The evening of September 4, 1989, was a Monday. At St. Nicholas Church in Leipzig, the weekly peace prayer service ended, and several hundred people walked out into the dimming light. They did not go home. They began a silent walk around the city center, past the Stasi headquarters and the towering monuments of state power. They carried no banners at first. Their presence was the message.
This was the first of the Montagsdemonstrationen, the Monday Demonstrations. The initial demand was modest: legal recognition for opposition groups like New Forum and free emigration. The state responded with the usual tools. Police cordoned streets, made arrests, and prepared for violence. The demonstrators, however, maintained a disciplined silence. They knew that a Tiananmen-style crackdown was a real possibility; Soviet leader Mikhail Gorbachev’s refusal to intervene was still an uncertain variable.

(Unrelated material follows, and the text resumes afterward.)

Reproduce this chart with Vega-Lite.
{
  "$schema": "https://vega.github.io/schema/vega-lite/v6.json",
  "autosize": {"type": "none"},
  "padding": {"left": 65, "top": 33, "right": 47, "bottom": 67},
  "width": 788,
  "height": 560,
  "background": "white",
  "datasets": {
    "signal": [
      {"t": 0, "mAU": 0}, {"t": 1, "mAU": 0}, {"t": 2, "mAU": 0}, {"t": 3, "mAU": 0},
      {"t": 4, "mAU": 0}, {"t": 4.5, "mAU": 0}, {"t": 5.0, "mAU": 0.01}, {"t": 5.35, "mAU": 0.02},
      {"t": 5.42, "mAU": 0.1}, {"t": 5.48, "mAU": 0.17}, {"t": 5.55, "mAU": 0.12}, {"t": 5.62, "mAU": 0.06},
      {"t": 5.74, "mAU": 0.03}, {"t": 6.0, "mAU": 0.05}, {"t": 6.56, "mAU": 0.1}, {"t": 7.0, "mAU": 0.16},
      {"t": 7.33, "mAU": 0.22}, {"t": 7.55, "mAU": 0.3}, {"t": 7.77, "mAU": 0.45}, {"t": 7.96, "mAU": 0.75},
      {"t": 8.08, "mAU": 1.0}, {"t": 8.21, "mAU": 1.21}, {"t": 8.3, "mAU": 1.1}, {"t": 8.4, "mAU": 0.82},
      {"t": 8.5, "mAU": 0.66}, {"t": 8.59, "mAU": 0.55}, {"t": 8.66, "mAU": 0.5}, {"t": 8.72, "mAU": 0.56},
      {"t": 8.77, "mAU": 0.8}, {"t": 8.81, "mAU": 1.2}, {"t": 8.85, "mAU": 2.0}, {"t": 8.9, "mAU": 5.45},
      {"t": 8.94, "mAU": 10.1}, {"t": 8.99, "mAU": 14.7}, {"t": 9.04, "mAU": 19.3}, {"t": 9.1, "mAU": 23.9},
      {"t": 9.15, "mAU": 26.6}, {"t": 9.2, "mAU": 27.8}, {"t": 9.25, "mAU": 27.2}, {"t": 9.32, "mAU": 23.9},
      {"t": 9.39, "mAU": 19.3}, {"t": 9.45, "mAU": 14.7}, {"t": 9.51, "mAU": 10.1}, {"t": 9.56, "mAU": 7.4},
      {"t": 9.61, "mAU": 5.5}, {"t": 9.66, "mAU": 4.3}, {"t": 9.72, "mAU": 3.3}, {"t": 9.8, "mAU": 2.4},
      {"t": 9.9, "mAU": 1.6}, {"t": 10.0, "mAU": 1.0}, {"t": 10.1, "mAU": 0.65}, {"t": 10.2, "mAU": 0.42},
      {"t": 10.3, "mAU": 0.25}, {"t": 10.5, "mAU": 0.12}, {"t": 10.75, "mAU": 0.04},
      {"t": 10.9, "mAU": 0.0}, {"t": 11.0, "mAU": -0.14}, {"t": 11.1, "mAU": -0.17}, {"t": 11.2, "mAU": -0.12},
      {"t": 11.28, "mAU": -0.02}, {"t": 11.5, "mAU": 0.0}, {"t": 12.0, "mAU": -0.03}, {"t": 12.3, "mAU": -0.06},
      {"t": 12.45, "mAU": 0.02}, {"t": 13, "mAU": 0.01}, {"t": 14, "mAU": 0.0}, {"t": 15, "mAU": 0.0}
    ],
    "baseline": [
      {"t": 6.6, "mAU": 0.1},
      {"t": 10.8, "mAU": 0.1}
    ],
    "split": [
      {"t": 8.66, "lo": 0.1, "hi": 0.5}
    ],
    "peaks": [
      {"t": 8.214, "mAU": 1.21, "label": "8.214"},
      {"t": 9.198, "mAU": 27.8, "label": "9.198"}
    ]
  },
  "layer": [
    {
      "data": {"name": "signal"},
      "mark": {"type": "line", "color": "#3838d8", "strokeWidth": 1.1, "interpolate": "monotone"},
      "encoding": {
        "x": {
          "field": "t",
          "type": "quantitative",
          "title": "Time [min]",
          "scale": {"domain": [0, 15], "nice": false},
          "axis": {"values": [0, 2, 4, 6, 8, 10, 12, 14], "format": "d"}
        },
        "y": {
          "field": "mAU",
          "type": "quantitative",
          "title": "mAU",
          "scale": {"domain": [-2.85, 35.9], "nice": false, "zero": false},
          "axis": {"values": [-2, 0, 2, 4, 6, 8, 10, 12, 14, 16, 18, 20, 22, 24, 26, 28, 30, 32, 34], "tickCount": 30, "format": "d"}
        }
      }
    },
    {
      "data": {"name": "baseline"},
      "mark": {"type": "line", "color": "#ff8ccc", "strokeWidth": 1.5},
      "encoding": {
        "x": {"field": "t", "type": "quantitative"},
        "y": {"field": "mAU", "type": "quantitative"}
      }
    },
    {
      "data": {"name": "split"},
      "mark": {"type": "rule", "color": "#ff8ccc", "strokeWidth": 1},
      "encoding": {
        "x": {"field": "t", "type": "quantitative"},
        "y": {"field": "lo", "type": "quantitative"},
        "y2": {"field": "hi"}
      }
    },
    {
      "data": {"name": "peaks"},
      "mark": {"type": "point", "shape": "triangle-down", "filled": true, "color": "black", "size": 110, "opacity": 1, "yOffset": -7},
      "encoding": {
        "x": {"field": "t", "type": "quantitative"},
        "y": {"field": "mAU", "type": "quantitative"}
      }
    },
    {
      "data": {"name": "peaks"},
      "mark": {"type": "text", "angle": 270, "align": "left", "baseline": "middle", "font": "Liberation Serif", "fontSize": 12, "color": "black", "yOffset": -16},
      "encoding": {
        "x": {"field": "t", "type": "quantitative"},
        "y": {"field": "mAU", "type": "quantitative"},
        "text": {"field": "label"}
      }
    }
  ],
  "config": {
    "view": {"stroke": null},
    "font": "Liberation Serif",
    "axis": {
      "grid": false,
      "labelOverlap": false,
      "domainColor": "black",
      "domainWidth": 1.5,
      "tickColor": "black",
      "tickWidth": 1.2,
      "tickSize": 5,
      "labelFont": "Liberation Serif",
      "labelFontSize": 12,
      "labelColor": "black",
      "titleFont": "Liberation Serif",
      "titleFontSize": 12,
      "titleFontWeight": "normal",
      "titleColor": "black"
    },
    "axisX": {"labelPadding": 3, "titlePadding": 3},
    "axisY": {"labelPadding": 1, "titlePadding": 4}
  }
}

The protests grew exponentially each week, fueled by word of mouth and the sheer catharsis of public assembly. By October 9, over 70,000 people marched. The security forces stood down, unwilling to massacre a peaceful crowd. The ritual of the Monday walk broke the psychological grip of the regime. It demonstrated that fear had shifted from the people to the state apparatus.
The Leipzig demonstrations provided the template for a bloodless revolution. They created a predictable, recurring crisis the Politburo could not manage. Within two months, the Berlin Wall fell. The movement succeeded not through a single dramatic confrontation, but through the relentless, weekly accumulation of people on the streets, turning a walk into an avalanche.